▸ Given problem: List all lines of the data that include the string "this".

▸ Given data:
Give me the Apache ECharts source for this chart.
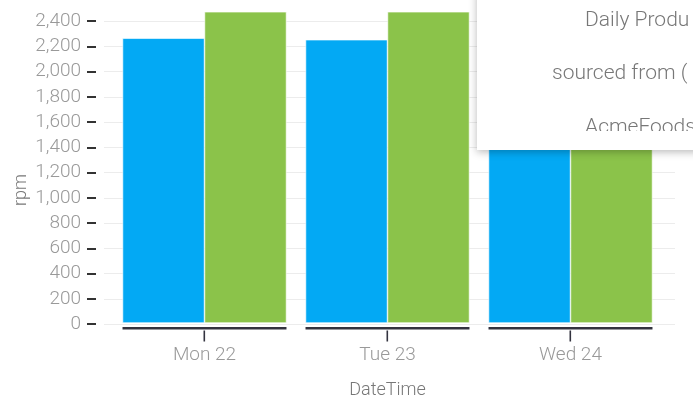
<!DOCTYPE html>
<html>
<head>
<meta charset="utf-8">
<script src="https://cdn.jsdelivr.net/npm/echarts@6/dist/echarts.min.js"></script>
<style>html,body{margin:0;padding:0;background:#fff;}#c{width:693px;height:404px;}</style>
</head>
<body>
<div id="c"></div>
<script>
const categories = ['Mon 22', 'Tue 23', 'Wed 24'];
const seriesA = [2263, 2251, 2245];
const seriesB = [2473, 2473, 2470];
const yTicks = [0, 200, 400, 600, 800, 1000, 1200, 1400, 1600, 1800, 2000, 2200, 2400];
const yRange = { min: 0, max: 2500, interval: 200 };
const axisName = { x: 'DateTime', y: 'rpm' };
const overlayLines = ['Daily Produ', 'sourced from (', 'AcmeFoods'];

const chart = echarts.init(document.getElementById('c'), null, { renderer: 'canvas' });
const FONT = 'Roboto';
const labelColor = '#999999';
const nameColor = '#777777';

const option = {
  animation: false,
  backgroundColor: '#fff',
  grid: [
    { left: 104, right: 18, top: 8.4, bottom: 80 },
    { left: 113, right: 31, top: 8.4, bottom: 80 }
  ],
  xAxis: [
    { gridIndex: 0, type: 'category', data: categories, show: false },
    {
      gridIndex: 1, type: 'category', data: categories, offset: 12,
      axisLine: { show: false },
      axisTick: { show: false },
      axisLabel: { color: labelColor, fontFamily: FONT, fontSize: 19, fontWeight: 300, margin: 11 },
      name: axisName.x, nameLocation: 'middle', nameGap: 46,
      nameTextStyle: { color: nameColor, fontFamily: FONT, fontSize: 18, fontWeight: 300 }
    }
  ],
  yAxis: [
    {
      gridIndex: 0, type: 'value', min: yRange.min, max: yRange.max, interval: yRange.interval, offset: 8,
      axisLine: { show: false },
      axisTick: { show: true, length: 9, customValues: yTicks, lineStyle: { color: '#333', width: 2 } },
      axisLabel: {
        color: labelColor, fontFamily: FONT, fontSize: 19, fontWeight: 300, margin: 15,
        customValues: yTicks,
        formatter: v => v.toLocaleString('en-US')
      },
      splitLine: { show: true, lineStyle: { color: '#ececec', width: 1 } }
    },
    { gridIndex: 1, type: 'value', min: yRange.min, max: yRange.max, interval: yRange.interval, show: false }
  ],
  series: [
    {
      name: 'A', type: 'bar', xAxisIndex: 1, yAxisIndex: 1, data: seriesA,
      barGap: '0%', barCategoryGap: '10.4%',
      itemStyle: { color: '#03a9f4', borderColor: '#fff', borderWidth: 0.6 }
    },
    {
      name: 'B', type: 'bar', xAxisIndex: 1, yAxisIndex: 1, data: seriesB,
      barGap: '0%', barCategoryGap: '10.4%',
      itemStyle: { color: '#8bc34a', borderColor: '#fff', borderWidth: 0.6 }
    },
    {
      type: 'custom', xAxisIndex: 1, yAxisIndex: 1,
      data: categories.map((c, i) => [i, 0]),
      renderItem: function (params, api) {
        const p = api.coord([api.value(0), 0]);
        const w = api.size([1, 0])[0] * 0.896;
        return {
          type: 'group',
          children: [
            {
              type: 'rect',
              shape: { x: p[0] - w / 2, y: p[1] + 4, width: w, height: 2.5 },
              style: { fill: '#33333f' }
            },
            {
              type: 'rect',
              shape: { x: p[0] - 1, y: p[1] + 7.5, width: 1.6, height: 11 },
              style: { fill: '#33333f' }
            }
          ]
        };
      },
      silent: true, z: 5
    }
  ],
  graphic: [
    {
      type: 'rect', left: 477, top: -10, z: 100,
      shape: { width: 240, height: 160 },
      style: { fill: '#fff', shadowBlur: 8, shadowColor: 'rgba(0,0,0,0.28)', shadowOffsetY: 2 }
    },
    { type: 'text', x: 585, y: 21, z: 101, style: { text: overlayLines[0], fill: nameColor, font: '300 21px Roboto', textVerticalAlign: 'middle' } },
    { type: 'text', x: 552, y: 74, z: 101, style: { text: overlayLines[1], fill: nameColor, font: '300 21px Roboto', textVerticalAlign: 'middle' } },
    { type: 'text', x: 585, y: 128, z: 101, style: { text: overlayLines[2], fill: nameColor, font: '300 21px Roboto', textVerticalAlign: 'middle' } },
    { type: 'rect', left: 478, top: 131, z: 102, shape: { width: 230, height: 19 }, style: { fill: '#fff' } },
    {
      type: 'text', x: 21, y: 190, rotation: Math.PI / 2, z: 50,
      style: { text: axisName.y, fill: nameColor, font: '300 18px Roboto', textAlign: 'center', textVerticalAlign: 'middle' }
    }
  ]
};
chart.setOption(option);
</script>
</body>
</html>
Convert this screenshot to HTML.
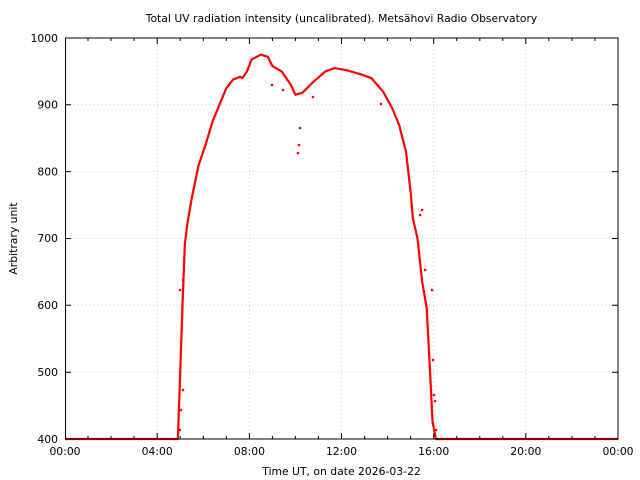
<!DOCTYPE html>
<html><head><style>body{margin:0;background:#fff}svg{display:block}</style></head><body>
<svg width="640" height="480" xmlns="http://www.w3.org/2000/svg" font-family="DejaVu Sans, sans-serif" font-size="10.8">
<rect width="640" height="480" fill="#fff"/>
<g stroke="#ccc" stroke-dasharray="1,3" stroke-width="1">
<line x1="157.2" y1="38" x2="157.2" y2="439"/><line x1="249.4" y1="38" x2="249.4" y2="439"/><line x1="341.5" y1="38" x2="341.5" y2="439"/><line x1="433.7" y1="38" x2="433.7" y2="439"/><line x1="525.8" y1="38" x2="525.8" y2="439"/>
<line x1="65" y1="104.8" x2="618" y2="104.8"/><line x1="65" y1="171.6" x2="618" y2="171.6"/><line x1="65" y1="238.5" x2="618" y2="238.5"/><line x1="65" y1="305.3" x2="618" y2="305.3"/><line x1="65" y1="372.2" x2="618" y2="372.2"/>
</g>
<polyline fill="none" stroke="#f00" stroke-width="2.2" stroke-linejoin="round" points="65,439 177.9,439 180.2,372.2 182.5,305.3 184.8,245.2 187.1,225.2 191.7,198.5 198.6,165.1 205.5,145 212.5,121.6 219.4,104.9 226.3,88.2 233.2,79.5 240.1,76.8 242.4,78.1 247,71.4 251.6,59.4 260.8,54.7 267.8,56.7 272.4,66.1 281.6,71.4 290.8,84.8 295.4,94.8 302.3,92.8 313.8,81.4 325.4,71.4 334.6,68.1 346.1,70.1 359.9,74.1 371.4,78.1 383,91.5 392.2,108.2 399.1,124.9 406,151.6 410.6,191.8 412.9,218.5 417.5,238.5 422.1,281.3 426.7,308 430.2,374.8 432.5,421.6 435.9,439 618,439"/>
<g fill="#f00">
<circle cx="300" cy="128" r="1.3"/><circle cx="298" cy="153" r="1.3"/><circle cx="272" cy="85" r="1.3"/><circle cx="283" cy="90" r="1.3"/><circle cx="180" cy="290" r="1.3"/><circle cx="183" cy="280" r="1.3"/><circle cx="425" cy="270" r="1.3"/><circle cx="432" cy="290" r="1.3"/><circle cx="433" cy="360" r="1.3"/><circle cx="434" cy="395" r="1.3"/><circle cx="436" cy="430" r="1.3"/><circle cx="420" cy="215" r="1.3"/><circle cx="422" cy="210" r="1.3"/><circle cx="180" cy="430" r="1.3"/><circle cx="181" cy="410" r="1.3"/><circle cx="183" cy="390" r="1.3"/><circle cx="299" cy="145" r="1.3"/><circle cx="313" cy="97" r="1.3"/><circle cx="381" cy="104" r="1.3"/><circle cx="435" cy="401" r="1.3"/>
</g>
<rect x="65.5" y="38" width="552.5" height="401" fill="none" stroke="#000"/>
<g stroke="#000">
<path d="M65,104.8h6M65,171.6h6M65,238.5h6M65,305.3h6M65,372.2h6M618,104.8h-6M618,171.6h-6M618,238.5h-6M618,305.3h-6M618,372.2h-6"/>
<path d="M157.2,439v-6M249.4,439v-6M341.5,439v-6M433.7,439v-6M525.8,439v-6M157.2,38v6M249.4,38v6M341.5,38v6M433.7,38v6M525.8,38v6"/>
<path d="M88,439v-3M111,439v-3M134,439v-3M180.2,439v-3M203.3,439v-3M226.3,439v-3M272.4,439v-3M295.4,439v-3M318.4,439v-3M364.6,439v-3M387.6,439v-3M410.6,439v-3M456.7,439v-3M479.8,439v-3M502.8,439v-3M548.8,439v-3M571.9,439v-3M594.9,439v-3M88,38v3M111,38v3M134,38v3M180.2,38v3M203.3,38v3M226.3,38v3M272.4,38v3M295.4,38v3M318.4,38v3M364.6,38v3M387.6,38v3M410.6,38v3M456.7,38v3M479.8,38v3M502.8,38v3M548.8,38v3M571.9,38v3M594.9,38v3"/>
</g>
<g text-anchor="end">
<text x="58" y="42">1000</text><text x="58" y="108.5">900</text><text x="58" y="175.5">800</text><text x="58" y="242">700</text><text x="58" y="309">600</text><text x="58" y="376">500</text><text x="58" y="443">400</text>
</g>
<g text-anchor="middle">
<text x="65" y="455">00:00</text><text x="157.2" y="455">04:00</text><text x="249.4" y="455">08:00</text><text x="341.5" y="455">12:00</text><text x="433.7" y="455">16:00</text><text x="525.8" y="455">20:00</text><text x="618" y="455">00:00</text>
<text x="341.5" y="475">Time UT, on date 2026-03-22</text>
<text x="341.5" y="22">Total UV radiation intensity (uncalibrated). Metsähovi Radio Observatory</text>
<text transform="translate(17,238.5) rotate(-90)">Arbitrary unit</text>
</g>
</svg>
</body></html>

==

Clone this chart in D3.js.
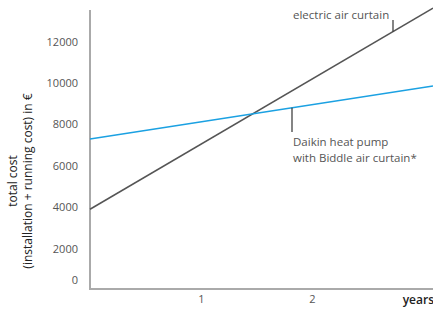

▸ Task result:
Give me the Apache ECharts source for this chart.
Convert this screenshot to HTML.
Clone this chart in D3.js.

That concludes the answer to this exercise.